A (Appellant) v Essex County Council (Respondent)
The UK Supreme Court has ruled that a breach of Article 2 Protocol 1 of the European Convention on Human Rights can be justiciable and sound in damages where a child is denied access to education available within the domestic system, however inadequate, to meet the child’s educational needs.
However the Court ruled that A2P1 does not impose an absolute minimum obligation to provide a child with an effective education, and the education made available for the purposes of an alleged violation of A2P1 (as opposed to the position in domestic law) can have regard to the financial resources available to the local authority.
The Appeal
This appeal concerned the justiciability and the content of the right to education under Article 2 Protocol 1 (‘A2P1’) of the European Convention on Human Rights (‘ECHR’). The Appellant, A, represented by Nicholas Bowen Q.C. and Shu Shin Luh of Garden Court Chambers, is a profoundly disabled and severely autistic young man who suffers from epilepsy and has serious learning difficulties.
The claim is the first case in which the Supreme Court has had to consider whether a failure to provide a severely disabled child with a minimally acceptable standard of education to meet his special educational needs contravenes the child’s human rights as enshrined in the ECHR. A2P1 of the Convention obliges governments to ensure that no one shall be denied the right to an education.
The Supreme Court also had to decide whether A had a justiciable claim in damages for the 18 months that he remained at home without any effective education after his special school decided it could no longer cope with his behaviour.
The matter was heard by Lord Phillips (President of the Supreme Court), Lady Hale, Lord Brown, Lord Kerr and Lord Clarke.
Background to the Appeal
A brought a claim for damages and to vindicate the violation of his rights under A2P1 in relation to an 18-month period between 17 January 2002 and 28 July 2003 when he was removed from his special school and left at home without any adequate education until finally being enrolled in an independent residential special school. The consequences for A (who was then 12) and his family during the 18 months were profound. He and his parents suffered terribly and he began to self harm. He became so frustrated due to a lack of stimulation that he was fitted with a helmet and arm splints to protect him from gouging his face and head-butting the wall. It was the view of the professionals treating him that this deterioration was due to under-stimulation. By the end of his enforced period at home his parents had to provide A with 24 hour care to keep him safe from self-harm, holding his hands in shifts all the time he was awake. A was eventually found a placement in a specialist residential school at a cost of £233,589 per year.
Judgment
On the first issue as to whether there is an absolute minimum guarantee under A2P1, the Court held, by a narrow majority of 3-2 (Lords Clarke, Phillips and Brown), that the right to education under A2P1 does not impose an absolute right to education that met the Appellant’s special educational needs during the 18 months he was excluded from the domestic education system.

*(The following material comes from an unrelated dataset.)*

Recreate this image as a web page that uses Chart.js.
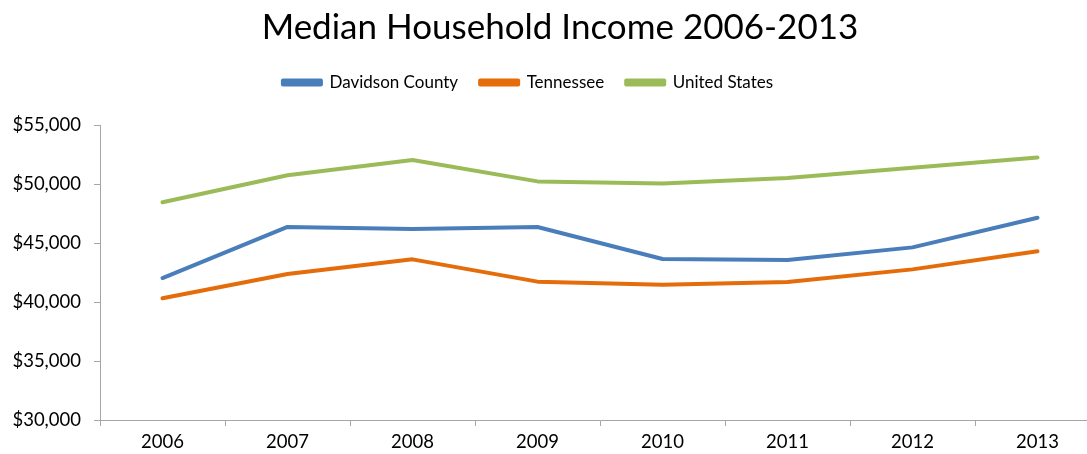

In their judgments, Lord Kerr and Lady Hale dissented, Lord Kerr finding that human rights law does demand minimum acceptable standards of education. Lady Hale stated that the Strasbourg Court had yet to directly face this issue and they may well agree with the Appellant’s submissions and that the case should therefore go to trial. She stated that denial of access to education can be "catastrophic for a pupil with special educational needs".
On the second issue as to whether a breach of A2P1 can be justiciable and sound in damages, a different majority (Lord Phillips, Lady Hale and Lord Kerr) held that A might have been able to establish at a full trial that his right to education under A2P1 was breached because the local authority failed to provide A with education which was available within their resources which would have and could have mitigated the consequences of failing to meet A’s special educational needs during the 18-month-period when he was out of full-time schooling.
Whilst the appeal was ultimately dismissed on limitation grounds, the Court’s ruling on the second issue marks a significant departure from pre-existing case law which had made it impossible for an individual child to assert a breach of his right to education in the absence of a complete systems failure.
Following this judgment, it is now clear that where there is a failure to educate, a child can seek damages under the Human Rights Act where a local authority could have but failed to take steps to mitigate the consequences of this failure. To this extent this judgment demonstrates that as a matter of principle, A2P1 does add further protection to the rights of all children to be educated in accordance with the existing system of education and each case will have to be examined on its own facts.